Background: Childhood atopic dermatitis is a chronic inflammatory skin condition that causes significant psychological and financial costs to the individual and society. Treatment regimens may require long-term medication adherence and can be associated with poor patient satisfaction. There is considerable interest in complementary and integrative medicine (CIM) approaches for childhood atopic dermatitis. Objective: To assess the effects of CIM approaches on childhood atopic dermatitis outcomes as defined by randomized, controlled clinical trials. Methods: A PubMed review of CIM-related treatments for pediatric atopic dermatitis was performed, and data related to age, study population, efficacy, treatment regimen, length of treatment, and sample size were included. Results: The search yielded 20 trials related to probiotic/prebiotic treatments for atopic dermatitis, three on the effects of vitamins on children with atopic dermatitis, and two on the effects of Chinese herbal treatments for atopic dermatitis in children and adolescents.
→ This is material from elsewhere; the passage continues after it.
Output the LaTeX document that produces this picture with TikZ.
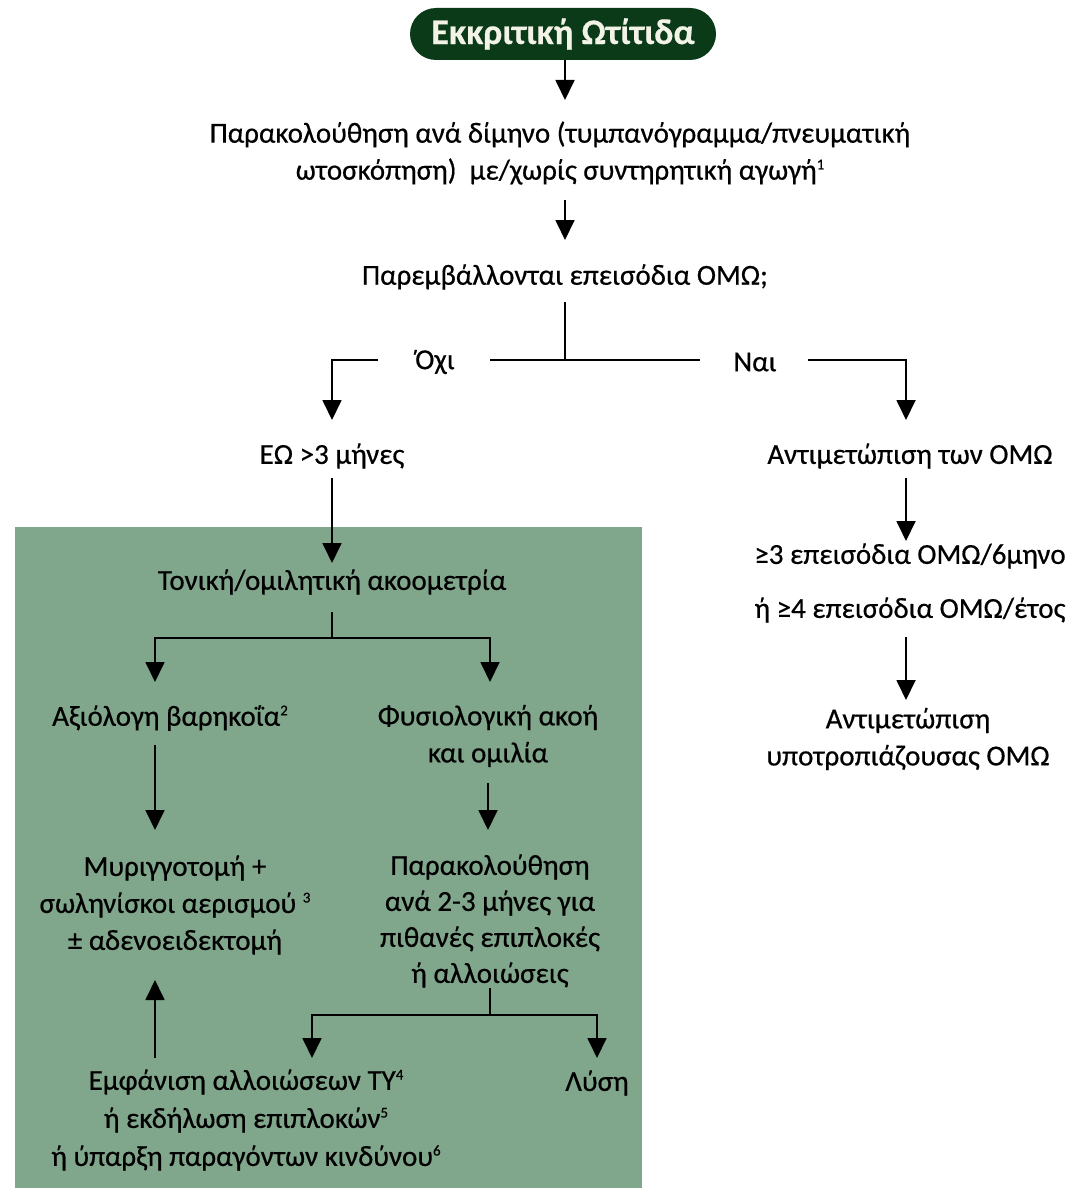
\documentclass[tikz,border=0pt]{standalone}
\usepackage{fontspec}
\setmainfont{Carlito}[FakeBold=0.5]
\usetikzlibrary{arrows.meta}
\definecolor{pillgreen}{HTML}{0B3A18}
\definecolor{boxgreen}{HTML}{80A68B}
\definecolor{pilltext}{HTML}{F2F2E6}
\newcommand{\fnref}[1]{\raisebox{0.75ex}{\fontsize{15}{15}\selectfont #1}}
\tikzset{
  txt/.style={align=center, inner sep=0pt, font=\fontsize{29}{37}\selectfont},
  arr/.style={line width=1.8pt, -{Triangle[width=19pt,length=20pt]}},
  ln/.style={line width=1.8pt},
}
\begin{document}
\begin{tikzpicture}[x=1pt,y=-1pt]
\useasboundingbox (0,0) rectangle (1073,1188);
\fill[boxgreen] (15,527) rectangle (642,1188);
% title
\node[fill=pillgreen, rounded corners=26pt, minimum width=306pt, minimum height=52pt, inner sep=0pt,
      text=pilltext, font=\fontsize{36}{36}\selectfont\bfseries] (title) at (563,34) {Εκκριτική Ωτίτιδα};
\node[txt] (follow) at (560,153) {Παρακολούθηση ανά δίμηνο (τυμπανόγραμμα/πνευματική\\ωτοσκόπηση)\ \ με/χωρίς συντηρητική αγωγή\fnref{1}};
\node[txt] (q) at (565,277) {Παρεμβάλλονται επεισόδια ΟΜΩ;};
\node[txt] (no) at (435,362) {Όχι};
\node[txt] (yes) at (755,362) {Ναι};
\node[txt] (eo) at (332,456) {ΕΩ >3 μήνες};
\node[txt] (treat) at (910,456) {Αντιμετώπιση των ΟΜΩ};
\node[txt] (audio) at (332,582) {Τονική/ομιλητική ακοομετρία};
\node[txt] (loss) at (170,718) {Αξιόλογη βαρηκοΐα\fnref{2}};
\node[txt] (normal) at (488,736) {Φυσιολογική ακοή\\και ομιλία};
\node[txt] (myr) at (175,905) {Μυριγγοτομή +\\σωληνίσκοι αερισμού \fnref{3}\\± αδενοειδεκτομή};
\node[txt, font=\fontsize{29}{36}\selectfont] (mon) at (490,921) {Παρακολούθηση\\ανά 2-3 μήνες για\\πιθανές επιπλοκές\\ή αλλοιώσεις};
\node[txt, font=\fontsize{29}{38}\selectfont] (chg) at (246,1120) {Εμφάνιση αλλοιώσεων ΤΥ\fnref{4}\\ή εκδήλωση επιπλοκών\fnref{5}\\ή ύπαρξη παραγόντων κινδύνου\fnref{6}};
\node[txt] (lysi) at (597,1083) {Λύση};
\node[txt, font=\fontsize{29}{54}\selectfont] (freq) at (910,583) {≥3 επεισόδια ΟΜΩ/6μηνο\\ή ≥4 επεισόδια ΟΜΩ/έτος};
\node[txt] (rec) at (908,739) {Αντιμετώπιση\\υποτροπιάζουσας ΟΜΩ};
% connectors
\coordinate (qb) at (565,360);
\draw[arr] (title.south -| 565,0) -- (565,100);
\draw[arr] (565,200) -- (565,240);
\draw[ln] (565,302) -- (qb);
\draw[ln] (490,360) -- (700,360);
\draw[arr] (378,360) -- (332,360) -- (332,420);
\draw[arr] (808,360) -- (906,360) -- (906,420);
\draw[arr] (332,478) -- (332,563);
\draw[ln] (332,612) -- (332,638);
\draw[arr] (332,638) -- (155,638) -- (155,682);
\draw[arr] (332,638) -- (490,638) -- (490,682);
\draw[arr] (155,745) -- (155,830);
\draw[arr] (488,783) -- (488,830);
\draw[ln] (490,988) -- (490,1015);
\draw[arr] (490,1015) -- (312,1015) -- (312,1058);
\draw[arr] (490,1015) -- (597,1015) -- (597,1058);
\draw[arr] (155,1058) -- (155,980);
\draw[arr] (906,478) -- (906,541);
\draw[arr] (906,637) -- (906,700);
\end{tikzpicture}
\end{document}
The strongest evidence was for supplementation with the probiotics L. fermentum
and L. plantarum
. Conclusions: Certain strains of probiotics, specifically L. plantarum
and L. fermentum,
may improve clinical severity scores in children with atopic dermatitis. However, additional trials are needed to more thoroughly delineate the effects of additional integrative therapies on childhood atopic dermatitis.